— start PROVIDED DATA —

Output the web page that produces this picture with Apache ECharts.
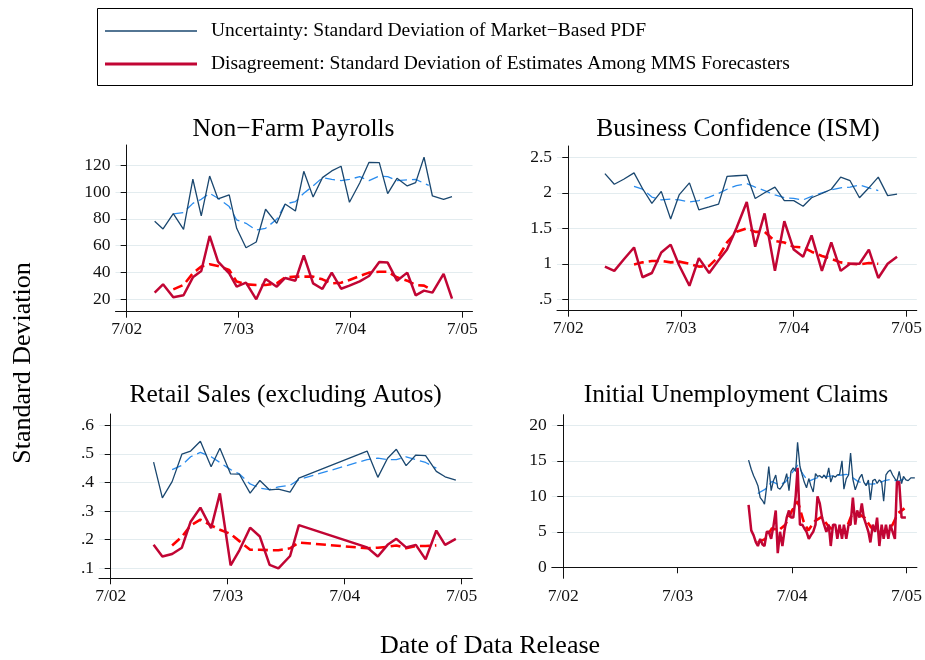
<!DOCTYPE html>
<html><head><meta charset="utf-8">
<script src="https://cdn.jsdelivr.net/npm/echarts@6/dist/echarts.min.js"></script>
<style>html,body{margin:0;padding:0;background:#fff}#c{width:925px;height:660px}</style>
</head><body><div id="c"></div>
<script>
// ---------- DATA (x = months since July 2002) ----------
const xTickValues = [0, 12, 24, 36];
const xTickLabels = ['7/02', '7/03', '7/04', '7/05'];

const panelTitles = ['Non\u2212Farm Payrolls', 'Business Confidence (ISM)', 'Retail Sales (excluding Autos)', 'Initial Unemployment Claims'];
const legendLabels = ['Uncertainty: Standard Deviation of Market\u2212Based PDF', 'Disagreement: Standard Deviation of Estimates Among MMS Forecasters'];
const yAxisTitle = 'Standard Deviation';
const xAxisTitle = 'Date of Data Release';

const nfpYTicks = [20, 40, 60, 80, 100, 120];
const nfpDates = [3.0, 3.9, 5.0, 6.1, 7.1, 8.0, 8.9, 9.8, 11.0, 11.8, 12.8, 13.9, 14.9, 16.1, 17.0, 18.1, 19.0, 20.0, 21.0, 22.0, 23.0, 23.9, 25.0, 26.0, 27.1, 28.0, 29.0, 30.1, 31.0, 31.9, 32.8, 34.0, 34.9];
const nfpUnc = [78.2, 72.5, 83.9, 72.2, 109.6, 82.2, 112, 94.9, 97.9, 73, 58.5, 62.8, 87.2, 76.7, 91.1, 85.9, 115.5, 96.4, 110.8, 115.8, 119.3, 92.4, 106.8, 122.2, 122, 98.9, 110.3, 104.6, 107.1, 126, 97.1, 94.6, 96.6];
const nfpDis = [25, 31.2, 21.5, 23, 36.4, 41.1, 67.3, 48.1, 39.4, 29.4, 32.4, 20, 35.2, 29.4, 35.9, 33.9, 52.8, 31.9, 27.7, 39.9, 27.9, 30.2, 33.4, 37.4, 47.8, 47.4, 33.9, 39.9, 23, 26.5, 25, 39, 20.5];
const nfpSmoothDates = [5.0, 6.1, 7.1, 8.0, 8.9, 9.8, 11.0, 11.8, 12.8, 13.9, 14.9, 16.1, 17.0, 18.1, 19.0, 20.0, 21.0, 22.0, 23.0, 23.9, 25.0, 26.0, 27.1, 28.0, 29.0, 30.1, 31.0, 31.9, 32.4];
const nfpUncSmooth = [83.7, 84.7, 91.6, 94.6, 99.1, 95.4, 89.2, 79.2, 76.7, 71.7, 73.0, 79.7, 91.1, 92.9, 99.1, 104.6, 110.8, 109.5, 108.6, 109.5, 111.5, 108.6, 112.0, 111.5, 108.6, 109.1, 109.5, 106.6, 105.0];
const nfpDisSmooth = [27.4, 30.7, 39.4, 44.4, 46.1, 44.9, 41.9, 33.2, 31.2, 30.7, 30.7, 31.9, 36.4, 36.9, 36.9, 36.9, 34.9, 31.9, 32.4, 34.4, 37.4, 39.9, 40.6, 40.6, 36.4, 33.9, 30.7, 30.2, 28.2];

const ismYTicks = [0.5, 1, 1.5, 2, 2.5];
const ismDates = [3.9, 4.9, 5.9, 7.0, 7.9, 8.9, 9.9, 10.9, 11.8, 12.9, 13.9, 15.0, 16.0, 16.9, 17.9, 19.0, 19.9, 20.9, 22.0, 23.0, 24.0, 25.0, 25.9, 27.0, 28.0, 29.0, 30.0, 31.0, 32.0, 33.0, 34.0, 35.0];
const ismUnc = [2.27, 2.12, 2.19, 2.28, 2.06, 1.85, 2.02, 1.63, 1.97, 2.14, 1.76, 1.80, 1.84, 2.23, 2.24, 2.25, 1.92, 2.00, 2.08, 1.89, 1.89, 1.81, 1.93, 1.99, 2.05, 2.22, 2.17, 1.93, 2.07, 2.22, 1.96, 1.98];
const ismDis = [0.96, 0.90, 1.06, 1.23, 0.81, 0.87, 1.16, 1.27, 0.98, 0.69, 1.08, 0.87, 1.05, 1.20, 1.50, 1.87, 1.24, 1.71, 0.90, 1.60, 1.20, 1.10, 1.40, 0.90, 1.30, 0.90, 1.00, 1.00, 1.20, 0.80, 1.00, 1.10];
const ismSmoothDates = [7.0, 7.9, 8.9, 9.9, 10.9, 11.8, 12.9, 13.9, 15.0, 16.0, 16.9, 17.9, 19.0, 19.9, 20.9, 22.0, 23.0, 24.0, 25.0, 25.9, 27.0, 28.0, 29.0, 30.0, 31.0, 32.0, 33.0];
const ismUncSmooth = [2.09, 2.05, 1.94, 1.90, 1.91, 1.90, 1.87, 1.89, 1.94, 1.99, 2.05, 2.10, 2.13, 2.08, 2.03, 1.97, 1.93, 1.92, 1.90, 1.95, 2.00, 2.04, 2.07, 2.08, 2.11, 2.07, 2.03];
const ismDisSmooth = [0.99, 1.02, 1.04, 1.04, 1.02, 1.03, 1.00, 0.96, 0.97, 1.10, 1.30, 1.45, 1.50, 1.45, 1.45, 1.32, 1.30, 1.24, 1.23, 1.17, 1.11, 1.07, 1.02, 1.00, 0.99, 1.01, 1.00];

const rsYTicks = [0.1, 0.2, 0.3, 0.4, 0.5, 0.6];
const rsDates = [4.4, 5.3, 6.3, 7.3, 8.2, 9.2, 10.3, 11.2, 12.3, 13.2, 14.3, 15.3, 16.3, 17.2, 18.4, 19.3, 26.3, 27.4, 28.4, 29.3, 30.3, 31.3, 32.3, 33.4, 34.3, 35.4];
const rsUnc = [0.471, 0.346, 0.403, 0.499, 0.51, 0.544, 0.455, 0.52, 0.43, 0.429, 0.363, 0.407, 0.374, 0.377, 0.366, 0.415, 0.51, 0.418, 0.485, 0.516, 0.459, 0.496, 0.494, 0.439, 0.42, 0.408];
const rsDis = [0.182, 0.141, 0.15, 0.172, 0.263, 0.312, 0.24, 0.362, 0.11, 0.163, 0.242, 0.211, 0.112, 0.1, 0.143, 0.251, 0.173, 0.141, 0.182, 0.203, 0.173, 0.182, 0.131, 0.232, 0.182, 0.203];
const rsSmoothDates = [6.3, 7.3, 8.2, 9.2, 10.3, 11.2, 12.3, 13.2, 14.3, 15.3, 16.3, 17.2, 18.4, 19.3, 26.3, 27.4, 28.4, 29.3, 30.3, 31.3, 32.3, 33.4];
const rsUncSmooth = [0.445, 0.46, 0.49, 0.505, 0.49, 0.47, 0.445, 0.43, 0.395, 0.38, 0.375, 0.385, 0.39, 0.41, 0.48, 0.485, 0.48, 0.48, 0.49, 0.48, 0.47, 0.45];
const rsDisSmooth = [0.18, 0.21, 0.25, 0.27, 0.25, 0.235, 0.22, 0.195, 0.165, 0.165, 0.163, 0.163, 0.17, 0.19, 0.17, 0.172, 0.175, 0.18, 0.17, 0.178, 0.178, 0.18];

const icYTicks = [0, 5, 10, 15, 20];
const icDates = [19.44, 19.72, 19.97, 20.21, 20.42, 20.66, 20.90, 21.11, 21.35, 21.56, 21.81, 22.05, 22.29, 22.50, 22.74, 22.99, 23.19, 23.44, 23.68, 23.89, 24.13, 24.38, 24.58, 24.83, 25.07, 25.28, 25.52, 25.76, 25.97, 26.22, 26.46, 26.67, 26.91, 27.15, 27.36, 27.60, 27.85, 28.06, 28.30, 28.54, 28.75, 28.99, 29.24, 29.44, 29.69, 29.93, 30.14, 30.38, 30.63, 30.83, 31.08, 31.32, 31.53, 31.77, 32.01, 32.22, 32.47, 32.71, 32.92, 33.16, 33.40, 33.61, 33.85, 34.10, 34.31, 34.55, 34.79, 35.00, 35.24, 35.49, 35.69, 35.94, 36.18, 36.46, 36.88];
const icUnc = [15.1, 13.8, 12.9, 12.2, 11.5, 9.8, 9.4, 8.9, 11.5, 14.2, 10.8, 12.2, 13.0, 11.2, 11.0, 11.5, 12.0, 13.2, 10.8, 13.5, 14.0, 13.5, 17.6, 14.2, 13.0, 12.0, 11.2, 12.5, 11.5, 10.6, 13.2, 12.8, 12.9, 12.6, 13.0, 12.5, 14.0, 12.0, 12.9, 12.7, 13.0, 13.1, 15.0, 11.0, 12.5, 13.0, 16.1, 12.4, 10.9, 10.8, 12.6, 13.1, 12.0, 11.5, 12.3, 9.5, 12.2, 12.4, 11.8, 12.3, 12.0, 9.3, 13.0, 13.5, 13.7, 13.0, 12.5, 12.1, 13.5, 11.8, 12.8, 12.3, 12.2, 12.6, 12.6];
const icDis = [8.8, 5.2, 4.5, 3.5, 3.0, 4.0, 3.2, 3.0, 5.0, 5.0, 4.0, 5.8, 8.0, 2.0, 5.0, 3.0, 5.0, 7.0, 8.0, 7.0, 7.0, 10.0, 14.0, 6.0, 6.0, 5.5, 5.0, 4.0, 4.5, 5.0, 6.0, 10.0, 9.0, 7.0, 6.0, 5.0, 6.0, 3.0, 6.0, 6.0, 4.0, 6.0, 4.0, 6.0, 4.0, 6.0, 6.0, 9.8, 6.0, 8.0, 7.0, 9.0, 7.0, 6.0, 5.0, 3.5, 6.0, 5.0, 7.0, 3.0, 6.0, 4.0, 6.0, 4.0, 6.0, 5.0, 4.0, 12.0, 12.0, 7.0, 7.0, 7.0, null, null, null];
const icSmoothDates = [20.4, 21.2, 21.9, 22.6, 23.3, 24.0, 24.6, 25.2, 25.7, 26.4, 27.1, 27.8, 28.5, 29.2, 29.7, 30.2, 30.9, 31.6, 32.3, 33.0, 33.7, 34.4, 35.1, 35.8];
const icUncSmooth = [10.4, 11.0, 12.1, 11.6, 12.0, 13.3, 14.4, 13.0, 12.1, 12.5, 12.8, 12.8, 12.9, 13.0, 13.1, 12.8, 12.1, 11.8, 11.7, 11.8, 12.2, 12.4, 12.1, 12.5];
const icDisSmooth = [3.5, 4.0, 5.5, 5.2, 6.0, 8.0, 9.3, 6.5, 5.2, 6.5, 7.1, 5.8, 5.0, 5.2, 5.5, 7.2, 7.6, 7.0, 5.6, 5.2, 4.9, 5.6, 7.6, 8.3];

// ---------- STYLE ----------
const FONT = '"Liberation Serif", "Times New Roman", serif';
const C_UNC = '#1a476f', C_UNC_S = '#2a8cee', C_DIS = '#c10534', C_DIS_S = '#ff0000';

const panels = [
  { grid: {left: 115.5, top: 145, width: 357, height: 166.7}, ymin: 10.75, ymax: 135.15, yTicks: nfpYTicks,
    d: nfpDates, u: nfpUnc, r: nfpDis, sd: nfpSmoothDates, us: nfpUncSmooth, rs: nfpDisSmooth, tx: 293.5, ty: 129 },
  { grid: {left: 557, top: 146, width: 362, height: 164.7}, ymin: 0.339, ymax: 2.659, yTicks: ismYTicks,
    d: ismDates, u: ismUnc, r: ismDis, sd: ismSmoothDates, us: ismUncSmooth, rs: ismDisSmooth, tx: 738, ty: 129 },
  { grid: {left: 99, top: 414, width: 373.4, height: 164.3}, ymin: 0.065, ymax: 0.6395, yTicks: rsYTicks,
    d: rsDates, u: rsUnc, r: rsDis, sd: rsSmoothDates, us: rsUncSmooth, rs: rsDisSmooth, tx: 285.7, ty: 395 },
  { grid: {left: 551.8, top: 414.7, width: 368, height: 163.6}, ymin: -1.55, ymax: 21.49, yTicks: icYTicks,
    d: icDates, u: icUnc, r: icDis, sd: icSmoothDates, us: icUncSmooth, rs: icDisSmooth, tx: 736, ty: 395 }
];

function pairs(xs, ys) { return xs.map((x, i) => [x, ys[i]]); }
function fmtY(v) { let s = String(+v.toFixed(3)); return s.replace(/^0\./, '.'); }

const grids = [], xAxes = [], yAxes = [], series = [], graphics = [];
panels.forEach((p, i) => {
  grids.push(p.grid);
  xAxes.push({
    type: 'value', gridIndex: i, min: -1.2, max: 37.1,
    axisLine: {show: true, lineStyle: {color: '#111', width: 1}},
    axisTick: {show: true, length: 6, customValues: xTickValues, lineStyle: {color: '#111'}},
    axisLabel: {customValues: xTickValues, formatter: v => xTickLabels[xTickValues.indexOf(Math.round(v))] || '',
      fontFamily: FONT, fontSize: 17.5, color: '#111', margin: 9},
    splitLine: {show: false}
  });
  yAxes.push({
    type: 'value', gridIndex: i, min: p.ymin, max: p.ymax,
    axisLine: {show: true, lineStyle: {color: '#111', width: 1}},
    axisTick: {show: true, length: 6, customValues: p.yTicks, lineStyle: {color: '#111'}},
    axisLabel: {customValues: p.yTicks, formatter: fmtY, fontFamily: FONT, fontSize: 17.5, color: '#111', margin: 5},
    splitLine: {show: true, lineStyle: {color: '#e3ecef', width: 1.2}}
  });
  const base = {type: 'line', xAxisIndex: i, yAxisIndex: i, showSymbol: false, symbol: 'none', animation: false, silent: true, connectNulls: false};
  series.push(Object.assign({}, base, {data: pairs(p.sd, p.us), lineStyle: {color: C_UNC_S, width: 1.3, type: [10, 5]}, z: 3}));
  series.push(Object.assign({}, base, {data: pairs(p.d, p.u), lineStyle: {color: C_UNC, width: 1.3}, z: 4}));
  series.push(Object.assign({}, base, {data: pairs(p.sd, p.rs), lineStyle: {color: C_DIS_S, width: 2.6, type: [10, 5]}, z: 5}));
  series.push(Object.assign({}, base, {data: pairs(p.d, p.r), lineStyle: {color: C_DIS, width: 2.5}, z: 6}));
  graphics.push({type: 'text', x: p.tx, y: p.ty, style: {text: panelTitles[i], font: '25.5px ' + FONT, fill: '#000', align: 'center', verticalAlign: 'middle'}});
});

// legend box
graphics.push({type: 'rect', shape: {x: 97.5, y: 8.5, width: 815, height: 77}, style: {fill: '#fff', stroke: '#000', lineWidth: 1}});
graphics.push({type: 'line', shape: {x1: 105, y1: 31, x2: 197, y2: 31}, style: {stroke: C_UNC, lineWidth: 1.5}});
graphics.push({type: 'line', shape: {x1: 105, y1: 64, x2: 197, y2: 64}, style: {stroke: C_DIS, lineWidth: 3}});
graphics.push({type: 'text', x: 211, y: 31, style: {text: legendLabels[0], font: '19.5px ' + FONT, fill: '#000', align: 'left', verticalAlign: 'middle'}});
graphics.push({type: 'text', x: 211, y: 64, style: {text: legendLabels[1], font: '19.5px ' + FONT, fill: '#000', align: 'left', verticalAlign: 'middle'}});
// axis titles
graphics.push({type: 'text', x: 23, y: 363, rotation: Math.PI / 2, style: {text: yAxisTitle, font: '26px ' + FONT, fill: '#000', align: 'center', verticalAlign: 'middle'}});
graphics.push({type: 'text', x: 490, y: 646, style: {text: xAxisTitle, font: '26px ' + FONT, fill: '#000', align: 'center', verticalAlign: 'middle'}});

const chart = echarts.init(document.getElementById('c'), null, {renderer: 'canvas'});
chart.setOption({
  animation: false, backgroundColor: '#fff',
  grid: grids, xAxis: xAxes, yAxis: yAxes, series: series, graphic: graphics
});
</script></body></html>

— end PROVIDED DATA —

(GIVEN TASK) Quote, exactly and only, the lines from the first line of the data above through the line containing "const xTickLabels = ['7/02', '7/03', '7/04', '7/05'];". The pictures do not belong in it.

(WORKED SOLUTION)
Output the web page that produces this picture with Apache ECharts.
<!DOCTYPE html>
<html><head><meta charset="utf-8">
<script src="https://cdn.jsdelivr.net/npm/echarts@6/dist/echarts.min.js"></script>
<style>html,body{margin:0;padding:0;background:#fff}#c{width:925px;height:660px}</style>
</head><body><div id="c"></div>
<script>
// ---------- DATA (x = months since July 2002) ----------
const xTickValues = [0, 12, 24, 36];
const xTickLabels = ['7/02', '7/03', '7/04', '7/05'];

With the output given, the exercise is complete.